For this task, don't think about std::set in terms of uniqueness (while technically value are still unique). Think of it like just sorted container.

Side note: what is called "set" and "dict" in other languages, in C++ corresponds to "unordered_set" and "unordered_map".

So what I do: together with each number v I store "timestamp" t. The timestamp is just integer which increases by 1 on each push. This will allow to distinguish numbers with same value.

Then i store each pair <v, t> in two containers: one is sorted by v (and if two elements have the same v, then they're sorted by t), and the second is sorted by t. To do that, I just declare set of pairs: default comparator compares by first item and then by second item.

All the rest you can see in the code. rbegin is the last (biggest) element.

#include <set>
#include <iostream>

template<class V>
class MaxStackAny {
    using uint = unsigned int;
    uint last_t = 0;
    std::set<std::pair<uint, V>> by_t;
    std::set<std::pair<V, uint>> by_v;

public:
    void push(V v) {
        uint t = ++last_t;
        by_t.insert({t, v});
        by_v.insert({v, t});
    }

    V pop() {
        auto t = by_t.rbegin()->first;
        auto v = by_t.rbegin()->second;
        by_t.erase({t, v});
        by_v.erase({v, t});
        return v;
    }

    V top() {
        return by_t.rbegin()->second;
    }

    V peekMax() {
        return by_v.rbegin()->first;
    }

    V popMax() {
        auto v = by_v.rbegin()->first;
        auto t = by_v.rbegin()->second;
        by_t.erase({t, v});
        by_v.erase({v, t});
        return v;
    }
};

using MaxStack = MaxStackAny<int>;

int main() {
    MaxStackAny<std::string> s;
    s.push("20");
    s.push("10");
    std::cout << s.peekMax() << std::endl << std::endl;

    MaxStackAny<int> i;
    i.push(20);
    i.push(10);
    std::cout << i.peekMax() << std::endl << std::endl;

    MaxStack f;
    f.push(5);
    f.push(1);
    f.push(5);
    std::cout << f.top() << std::endl;
    std::cout << f.popMax() << std::endl;
    std::cout << f.top() << std::endl;
    std::cout << f.peekMax() << std::endl;
    std::cout << f.pop() << std::endl;
    std::cout << f.top() << std::endl;
}

Here push, pop/popMax are O(log N), and top/peekMax are O(1) according to std::set API and as there are no loops in my code.

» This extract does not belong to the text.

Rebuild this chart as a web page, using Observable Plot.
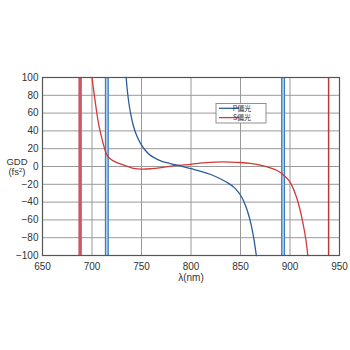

The code can be further optimized:

• In pop we can erase the element from by_t without searching (like we currently do by passing the pair) but by iterator. Same for popMax and by_v
• As timestamps in by_t are unique, we can replace set with map<uint, V>
• For each v in by_v it would be enough to store min_t and max_t, so we can replace set with map<T, pair<uint, uint>>, but this will make implementation some harder But I think the current is clean (see symmetry of by_t and by_v, also pop and popMax) which I think is important, while optimizations not necessary will make it faster.